● **Set task**: Below is a listing to transcribe in full and exactly; keep the pictures out.

● **Information supplied**:
_ _ _ _ _
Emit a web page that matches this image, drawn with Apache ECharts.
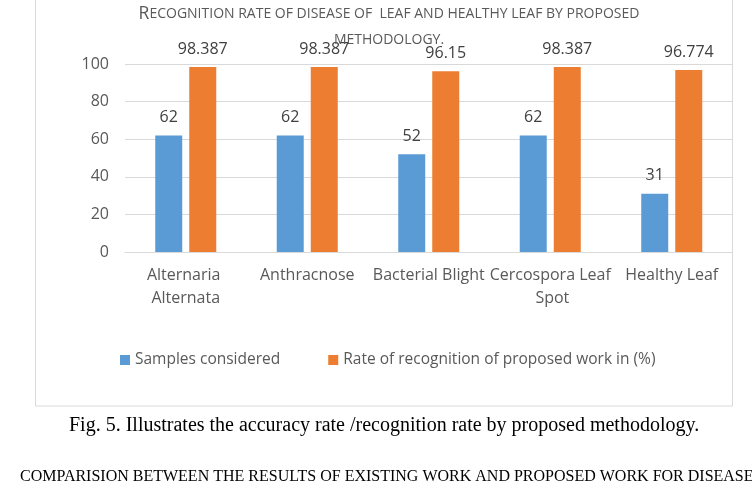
<!DOCTYPE html>
<html>
<head>
<meta charset="utf-8">
<script src="https://cdn.jsdelivr.net/npm/echarts@6/dist/echarts.min.js"></script>
<style>
  html, body { margin: 0; padding: 0; background: #fff; }
  #chart { width: 752px; height: 488px; }
</style>
</head>
<body>
<div id="chart"></div>
<script>
// data
const categorias = ['Alternaria Alternata', 'Anthracnose', 'Bacterial Blight', 'Cercospora Leaf Spot', 'Healthy Leaf'];
const muestras = [62, 62, 52, 62, 31];
const tasaReconocimiento = [98.387, 98.387, 96.15, 98.387, 96.774];
const nombresSeries = ['Samples considered', 'Rate of recognition of proposed work in (%)'];
const ticksY = [0, 20, 40, 60, 80, 100];

const gris = '#595959';
const chart = echarts.init(document.getElementById('chart'));

const etiqueta = {
  show: true,
  position: 'top',
  distance: 10,
  fontFamily: 'Open Sans',
  fontSize: 16,
  color: '#404040'
};

chart.setOption({
  animation: false,
  textStyle: { fontFamily: 'Open Sans' },
  title: {
    text: '{a|R}{b|ECOGNITION RATE OF DISEASE OF  LEAF AND HEALTHY LEAF BY PROPOSED}\n{b|METHODOLOGY.}',
    left: 384,
    textAlign: 'center',
    top: -4,
    textStyle: {
      fontWeight: 'normal',
      rich: {
        a: { fontFamily: 'Open Sans', fontSize: 17.5, color: gris, lineHeight: 26, fontWeight: 'normal' },
        b: { fontFamily: 'Open Sans', fontSize: 14, color: gris, lineHeight: 26, fontWeight: 'normal' }
      }
    }
  },
  legend: {
    left: 115,
    top: 347,
    itemWidth: 10,
    itemHeight: 10,
    itemGap: 48,
    icon: 'rect',
    textStyle: { fontFamily: 'Open Sans', fontSize: 15.5, color: gris },
    data: nombresSeries
  },
  grid: { left: 125, right: 19.5, top: 64, bottom: 236, containLabel: false },
  xAxis: {
    type: 'category',
    data: categorias,
    axisLine: { lineStyle: { color: '#d9d9d9' } },
    axisTick: { show: false },
    axisLabel: {
      fontFamily: 'Open Sans', fontSize: 16, color: gris,
      margin: 12, width: 122, overflow: 'break', lineHeight: 23, interval: 0
    }
  },
  yAxis: {
    type: 'value',
    min: 0, max: 100, interval: 20,
    axisLine: { show: false },
    axisTick: { show: false },
    splitLine: { lineStyle: { color: '#d9d9d9' } },
    axisLabel: {
      fontFamily: 'Open Sans', fontSize: 16, color: gris, margin: 16,
      formatter: v => ticksY.includes(v) ? String(v) : ''
    }
  },
  series: [
    { name: nombresSeries[0], type: 'bar', data: muestras, barWidth: 27, barGap: '26%',
      itemStyle: { color: '#5b9bd5' }, label: etiqueta },
    { name: nombresSeries[1], type: 'bar', data: tasaReconocimiento, barWidth: 27,
      itemStyle: { color: '#ed7d31' }, label: etiqueta }
  ],
  graphic: [
    { type: 'rect', silent: true, z: -1,
      shape: { x: 35.5, y: -2, width: 697, height: 408 },
      style: { fill: 'none', stroke: '#d9d9d9', lineWidth: 1 } },
    { type: 'text', left: 69, top: 416,
      style: { text: 'Fig. 5. Illustrates the accuracy rate /recognition rate by proposed methodology.',
        font: '20px "Liberation Serif"', fill: '#000' } },
    { type: 'text', left: 20, top: 469,
      style: { text: 'COMPARISION BETWEEN THE RESULTS OF EXISTING WORK AND PROPOSED WORK FOR DISEASE',
        font: '16px "Liberation Serif"', fill: '#000' } }
  ]
});
</script>
</body>
</html>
_ _ _ _ _
● **Solution for this task**:
Emit a web page that matches this image, drawn with Apache ECharts.
<!DOCTYPE html>
<html>
<head>
<meta charset="utf-8">
<script src="https://cdn.jsdelivr.net/npm/echarts@6/dist/echarts.min.js"></script>
<style>
  html, body { margin: 0; padding: 0; background: #fff; }
  #chart { width: 752px; height: 488px; }
</style>
</head>
<body>
<div id="chart"></div>
<script>
// data
const categorias = ['Alternaria Alternata', 'Anthracnose', 'Bacterial Blight', 'Cercospora Leaf Spot', 'Healthy Leaf'];
const muestras = [62, 62, 52, 62, 31];
const tasaReconocimiento = [98.387, 98.387, 96.15, 98.387, 96.774];
const nombresSeries = ['Samples considered', 'Rate of recognition of proposed work in (%)'];
const ticksY = [0, 20, 40, 60, 80, 100];

const gris = '#595959';
const chart = echarts.init(document.getElementById('chart'));

const etiqueta = {
  show: true,
  position: 'top',
  distance: 10,
  fontFamily: 'Open Sans',
  fontSize: 16,
  color: '#404040'
};

chart.setOption({
  animation: false,
  textStyle: { fontFamily: 'Open Sans' },
  title: {
    text: '{a|R}{b|ECOGNITION RATE OF DISEASE OF  LEAF AND HEALTHY LEAF BY PROPOSED}\n{b|METHODOLOGY.}',
    left: 384,
    textAlign: 'center',
    top: -4,
    textStyle: {
      fontWeight: 'normal',
      rich: {
        a: { fontFamily: 'Open Sans', fontSize: 17.5, color: gris, lineHeight: 26, fontWeight: 'normal' },
        b: { fontFamily: 'Open Sans', fontSize: 14, color: gris, lineHeight: 26, fontWeight: 'normal' }
      }
    }
  },
  legend: {
    left: 115,
    top: 347,
    itemWidth: 10,
    itemHeight: 10,
    itemGap: 48,
    icon: 'rect',
    textStyle: { fontFamily: 'Open Sans', fontSize: 15.5, color: gris },
    data: nombresSeries
  },
  grid: { left: 125, right: 19.5, top: 64, bottom: 236, containLabel: false },
  xAxis: {
    type: 'category',
    data: categorias,
    axisLine: { lineStyle: { color: '#d9d9d9' } },
    axisTick: { show: false },
    axisLabel: {
      fontFamily: 'Open Sans', fontSize: 16, color: gris,
      margin: 12, width: 122, overflow: 'break', lineHeight: 23, interval: 0
    }
  },
  yAxis: {
    type: 'value',
    min: 0, max: 100, interval: 20,
    axisLine: { show: false },
    axisTick: { show: false },
    splitLine: { lineStyle: { color: '#d9d9d9' } },
    axisLabel: {
      fontFamily: 'Open Sans', fontSize: 16, color: gris, margin: 16,
      formatter: v => ticksY.includes(v) ? String(v) : ''
    }
  },
  series: [
    { name: nombresSeries[0], type: 'bar', data: muestras, barWidth: 27, barGap: '26%',
      itemStyle: { color: '#5b9bd5' }, label: etiqueta },
    { name: nombresSeries[1], type: 'bar', data: tasaReconocimiento, barWidth: 27,
      itemStyle: { color: '#ed7d31' }, label: etiqueta }
  ],
  graphic: [
    { type: 'rect', silent: true, z: -1,
      shape: { x: 35.5, y: -2, width: 697, height: 408 },
      style: { fill: 'none', stroke: '#d9d9d9', lineWidth: 1 } },
    { type: 'text', left: 69, top: 416,
      style: { text: 'Fig. 5. Illustrates the accuracy rate /recognition rate by proposed methodology.',
        font: '20px "Liberation Serif"', fill: '#000' } },
    { type: 'text', left: 20, top: 469,
      style: { text: 'COMPARISION BETWEEN THE RESULTS OF EXISTING WORK AND PROPOSED WORK FOR DISEASE',
        font: '16px "Liberation Serif"', fill: '#000' } }
  ]
});
</script>
</body>
</html>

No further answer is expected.